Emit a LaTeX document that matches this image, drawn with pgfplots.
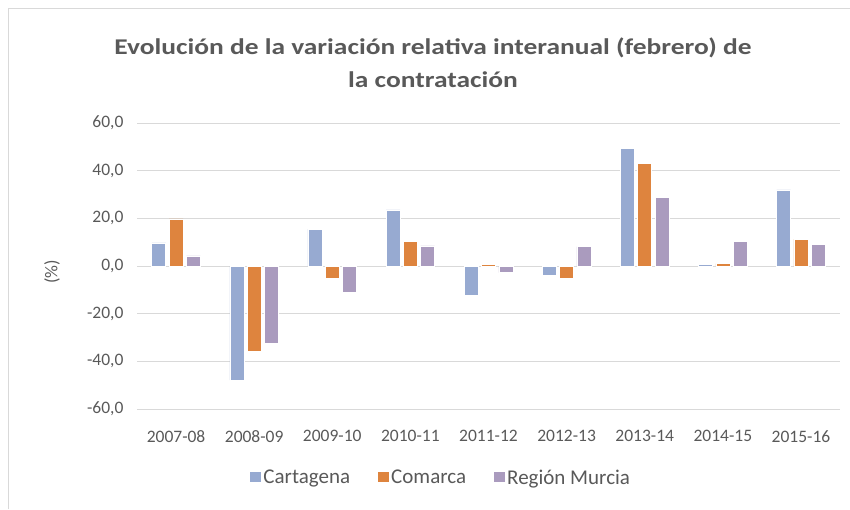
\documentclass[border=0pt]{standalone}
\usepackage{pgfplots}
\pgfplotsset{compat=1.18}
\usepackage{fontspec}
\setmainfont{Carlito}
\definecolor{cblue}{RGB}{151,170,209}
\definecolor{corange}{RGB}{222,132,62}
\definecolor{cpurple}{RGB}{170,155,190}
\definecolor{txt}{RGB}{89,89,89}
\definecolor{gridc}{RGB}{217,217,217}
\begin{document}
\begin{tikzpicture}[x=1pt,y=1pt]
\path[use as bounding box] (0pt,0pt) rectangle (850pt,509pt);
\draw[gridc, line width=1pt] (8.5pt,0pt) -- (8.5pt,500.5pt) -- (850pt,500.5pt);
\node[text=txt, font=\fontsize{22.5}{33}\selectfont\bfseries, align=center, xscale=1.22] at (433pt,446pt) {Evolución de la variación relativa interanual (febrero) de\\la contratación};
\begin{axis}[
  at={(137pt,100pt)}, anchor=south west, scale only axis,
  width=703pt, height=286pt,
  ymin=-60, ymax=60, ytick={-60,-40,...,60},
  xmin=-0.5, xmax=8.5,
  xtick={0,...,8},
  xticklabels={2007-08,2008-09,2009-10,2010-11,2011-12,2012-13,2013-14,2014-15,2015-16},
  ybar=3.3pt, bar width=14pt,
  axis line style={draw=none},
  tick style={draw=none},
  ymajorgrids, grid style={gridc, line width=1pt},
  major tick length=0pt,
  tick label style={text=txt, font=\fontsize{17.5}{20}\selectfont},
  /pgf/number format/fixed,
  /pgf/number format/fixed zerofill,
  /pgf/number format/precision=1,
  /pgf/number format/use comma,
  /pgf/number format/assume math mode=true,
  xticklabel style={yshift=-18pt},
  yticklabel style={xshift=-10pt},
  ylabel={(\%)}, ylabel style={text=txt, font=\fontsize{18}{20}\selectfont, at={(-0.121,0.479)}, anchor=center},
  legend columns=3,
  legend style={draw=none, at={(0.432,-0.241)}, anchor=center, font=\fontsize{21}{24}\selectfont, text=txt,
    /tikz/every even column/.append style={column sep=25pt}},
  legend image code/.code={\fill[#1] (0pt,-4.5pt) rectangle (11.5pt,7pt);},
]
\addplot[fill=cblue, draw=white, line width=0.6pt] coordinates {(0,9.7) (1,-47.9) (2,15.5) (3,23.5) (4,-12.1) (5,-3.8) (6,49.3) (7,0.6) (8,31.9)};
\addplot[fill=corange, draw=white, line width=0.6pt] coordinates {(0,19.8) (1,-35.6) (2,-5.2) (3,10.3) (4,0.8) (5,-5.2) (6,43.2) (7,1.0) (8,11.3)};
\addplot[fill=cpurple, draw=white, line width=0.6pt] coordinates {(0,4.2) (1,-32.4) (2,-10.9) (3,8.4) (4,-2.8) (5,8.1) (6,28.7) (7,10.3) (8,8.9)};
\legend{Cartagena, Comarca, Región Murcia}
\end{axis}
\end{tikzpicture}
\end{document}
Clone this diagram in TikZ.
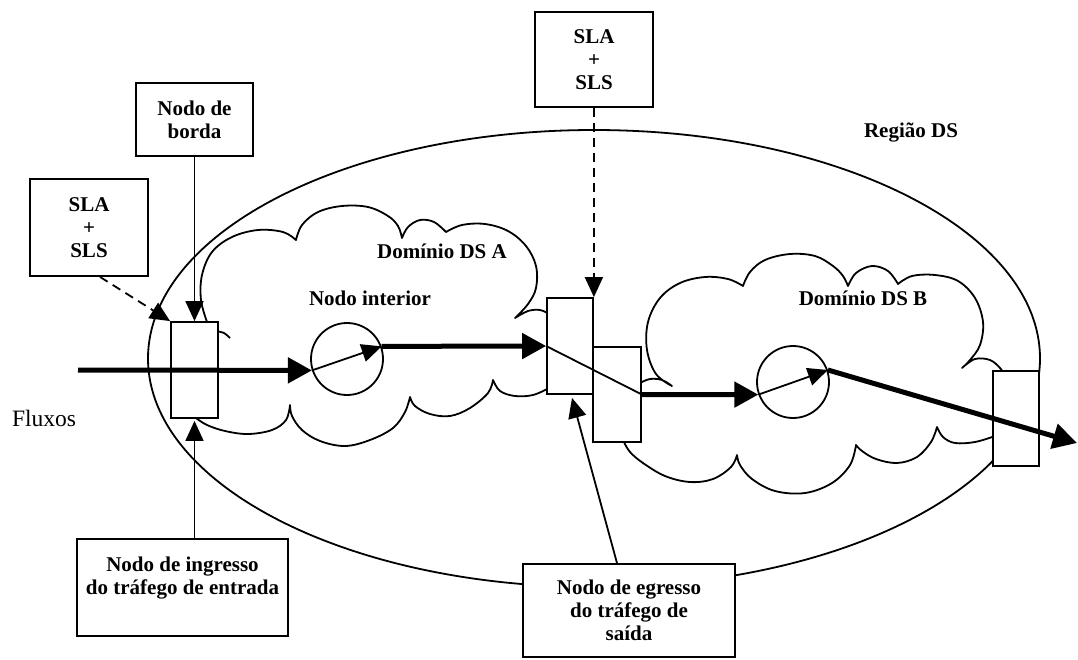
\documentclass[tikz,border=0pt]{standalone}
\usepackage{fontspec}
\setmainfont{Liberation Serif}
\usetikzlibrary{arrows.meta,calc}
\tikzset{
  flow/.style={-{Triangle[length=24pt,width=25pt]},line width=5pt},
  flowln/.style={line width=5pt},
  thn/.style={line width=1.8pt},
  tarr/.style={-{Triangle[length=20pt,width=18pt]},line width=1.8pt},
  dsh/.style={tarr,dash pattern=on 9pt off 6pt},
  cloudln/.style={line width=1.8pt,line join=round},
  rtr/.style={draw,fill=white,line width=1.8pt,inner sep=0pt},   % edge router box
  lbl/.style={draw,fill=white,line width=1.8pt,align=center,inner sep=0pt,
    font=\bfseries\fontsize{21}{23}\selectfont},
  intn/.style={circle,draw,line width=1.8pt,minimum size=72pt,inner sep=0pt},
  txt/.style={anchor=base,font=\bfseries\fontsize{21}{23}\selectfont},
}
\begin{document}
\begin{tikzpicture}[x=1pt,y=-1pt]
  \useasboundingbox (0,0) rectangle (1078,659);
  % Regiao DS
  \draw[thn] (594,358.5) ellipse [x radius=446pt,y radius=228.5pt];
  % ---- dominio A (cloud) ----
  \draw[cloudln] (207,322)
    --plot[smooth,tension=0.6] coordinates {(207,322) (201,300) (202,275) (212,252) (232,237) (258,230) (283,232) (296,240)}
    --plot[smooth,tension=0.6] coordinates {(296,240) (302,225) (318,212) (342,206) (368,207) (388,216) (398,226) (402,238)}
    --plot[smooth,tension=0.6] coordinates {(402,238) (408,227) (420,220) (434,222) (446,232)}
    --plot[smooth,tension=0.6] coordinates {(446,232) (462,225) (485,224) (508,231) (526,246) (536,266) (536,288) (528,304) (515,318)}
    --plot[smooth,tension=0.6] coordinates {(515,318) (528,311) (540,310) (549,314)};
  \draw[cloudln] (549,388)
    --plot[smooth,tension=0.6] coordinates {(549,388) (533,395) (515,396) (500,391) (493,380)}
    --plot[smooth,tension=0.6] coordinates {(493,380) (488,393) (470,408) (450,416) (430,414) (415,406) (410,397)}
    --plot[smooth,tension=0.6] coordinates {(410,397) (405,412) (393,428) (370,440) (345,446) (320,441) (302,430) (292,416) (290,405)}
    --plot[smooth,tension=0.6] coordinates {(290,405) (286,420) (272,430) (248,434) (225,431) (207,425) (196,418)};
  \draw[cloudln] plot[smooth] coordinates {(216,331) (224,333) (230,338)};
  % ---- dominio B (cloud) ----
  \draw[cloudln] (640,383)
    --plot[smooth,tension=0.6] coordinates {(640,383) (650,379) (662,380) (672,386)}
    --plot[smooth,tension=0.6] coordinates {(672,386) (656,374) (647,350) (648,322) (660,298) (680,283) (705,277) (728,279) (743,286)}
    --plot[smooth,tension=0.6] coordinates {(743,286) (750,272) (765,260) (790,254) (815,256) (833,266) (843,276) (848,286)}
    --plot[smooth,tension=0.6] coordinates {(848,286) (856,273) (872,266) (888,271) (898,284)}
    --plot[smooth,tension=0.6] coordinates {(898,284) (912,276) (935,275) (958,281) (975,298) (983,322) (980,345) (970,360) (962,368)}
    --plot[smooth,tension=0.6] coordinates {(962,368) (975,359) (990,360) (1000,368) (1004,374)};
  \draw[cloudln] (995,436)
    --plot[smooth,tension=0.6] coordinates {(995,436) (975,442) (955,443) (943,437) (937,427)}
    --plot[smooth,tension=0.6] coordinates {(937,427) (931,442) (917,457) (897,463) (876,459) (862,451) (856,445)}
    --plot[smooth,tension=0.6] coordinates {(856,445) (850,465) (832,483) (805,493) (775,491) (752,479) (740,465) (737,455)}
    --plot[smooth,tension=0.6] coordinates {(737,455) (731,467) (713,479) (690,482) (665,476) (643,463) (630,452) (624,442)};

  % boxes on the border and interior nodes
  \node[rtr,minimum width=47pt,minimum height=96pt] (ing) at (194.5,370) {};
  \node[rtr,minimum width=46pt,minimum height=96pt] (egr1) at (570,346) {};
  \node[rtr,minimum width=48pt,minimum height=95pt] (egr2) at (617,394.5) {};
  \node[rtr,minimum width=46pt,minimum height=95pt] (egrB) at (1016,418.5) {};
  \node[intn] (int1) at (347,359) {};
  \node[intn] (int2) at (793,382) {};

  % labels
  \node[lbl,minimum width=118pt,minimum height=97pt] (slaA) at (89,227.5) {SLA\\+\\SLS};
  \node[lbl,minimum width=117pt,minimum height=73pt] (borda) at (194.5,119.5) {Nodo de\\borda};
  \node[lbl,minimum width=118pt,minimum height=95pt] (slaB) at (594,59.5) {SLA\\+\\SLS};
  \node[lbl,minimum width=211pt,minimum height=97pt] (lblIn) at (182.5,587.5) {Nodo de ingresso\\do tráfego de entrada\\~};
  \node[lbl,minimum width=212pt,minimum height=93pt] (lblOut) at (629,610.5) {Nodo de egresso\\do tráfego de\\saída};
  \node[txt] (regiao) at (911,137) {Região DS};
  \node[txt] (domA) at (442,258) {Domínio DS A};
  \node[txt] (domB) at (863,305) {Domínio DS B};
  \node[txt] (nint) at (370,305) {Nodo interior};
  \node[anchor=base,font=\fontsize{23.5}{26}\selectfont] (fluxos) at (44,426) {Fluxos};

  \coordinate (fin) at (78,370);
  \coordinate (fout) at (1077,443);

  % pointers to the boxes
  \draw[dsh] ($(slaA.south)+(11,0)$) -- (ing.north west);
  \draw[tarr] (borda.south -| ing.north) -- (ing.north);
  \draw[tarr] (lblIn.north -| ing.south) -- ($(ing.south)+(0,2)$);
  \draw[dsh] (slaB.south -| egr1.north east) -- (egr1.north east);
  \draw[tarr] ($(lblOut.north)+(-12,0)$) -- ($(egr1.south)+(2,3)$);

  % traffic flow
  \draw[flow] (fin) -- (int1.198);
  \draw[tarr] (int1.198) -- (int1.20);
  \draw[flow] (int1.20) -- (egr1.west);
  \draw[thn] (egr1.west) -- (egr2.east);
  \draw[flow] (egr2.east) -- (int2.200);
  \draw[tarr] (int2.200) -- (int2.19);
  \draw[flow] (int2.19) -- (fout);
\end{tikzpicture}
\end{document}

---------------

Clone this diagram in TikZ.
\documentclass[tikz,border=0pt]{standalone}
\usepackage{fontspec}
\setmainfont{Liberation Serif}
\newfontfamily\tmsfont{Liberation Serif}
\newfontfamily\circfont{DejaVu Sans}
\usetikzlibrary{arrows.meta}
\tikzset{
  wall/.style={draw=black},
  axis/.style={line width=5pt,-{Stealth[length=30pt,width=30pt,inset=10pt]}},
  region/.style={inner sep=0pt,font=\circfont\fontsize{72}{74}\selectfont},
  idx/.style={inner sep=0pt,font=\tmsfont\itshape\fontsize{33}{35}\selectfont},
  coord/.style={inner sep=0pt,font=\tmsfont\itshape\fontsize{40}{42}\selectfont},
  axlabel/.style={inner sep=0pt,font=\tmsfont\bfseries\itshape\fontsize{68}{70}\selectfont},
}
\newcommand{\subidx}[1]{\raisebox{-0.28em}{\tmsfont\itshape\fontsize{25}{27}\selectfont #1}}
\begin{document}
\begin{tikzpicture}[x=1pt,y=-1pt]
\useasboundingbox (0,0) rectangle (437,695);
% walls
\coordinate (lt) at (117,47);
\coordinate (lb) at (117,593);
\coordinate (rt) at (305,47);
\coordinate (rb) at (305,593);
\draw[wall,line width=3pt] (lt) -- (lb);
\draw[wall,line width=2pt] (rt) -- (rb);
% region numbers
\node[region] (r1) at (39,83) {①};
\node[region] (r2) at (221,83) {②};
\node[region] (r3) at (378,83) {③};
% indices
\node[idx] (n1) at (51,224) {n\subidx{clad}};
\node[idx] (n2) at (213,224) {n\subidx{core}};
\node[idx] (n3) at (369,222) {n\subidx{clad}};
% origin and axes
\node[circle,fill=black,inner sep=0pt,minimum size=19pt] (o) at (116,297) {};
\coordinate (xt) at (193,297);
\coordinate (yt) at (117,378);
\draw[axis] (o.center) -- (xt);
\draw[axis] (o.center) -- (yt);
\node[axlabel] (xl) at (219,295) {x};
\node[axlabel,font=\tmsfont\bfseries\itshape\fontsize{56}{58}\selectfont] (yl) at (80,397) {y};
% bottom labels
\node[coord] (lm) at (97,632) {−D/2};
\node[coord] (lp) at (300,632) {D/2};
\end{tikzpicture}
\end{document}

---------------

- **What is required**
Looking at the records above, work out how many lines include the string "image". Give the number and nothing else.

- **Answer in full**
2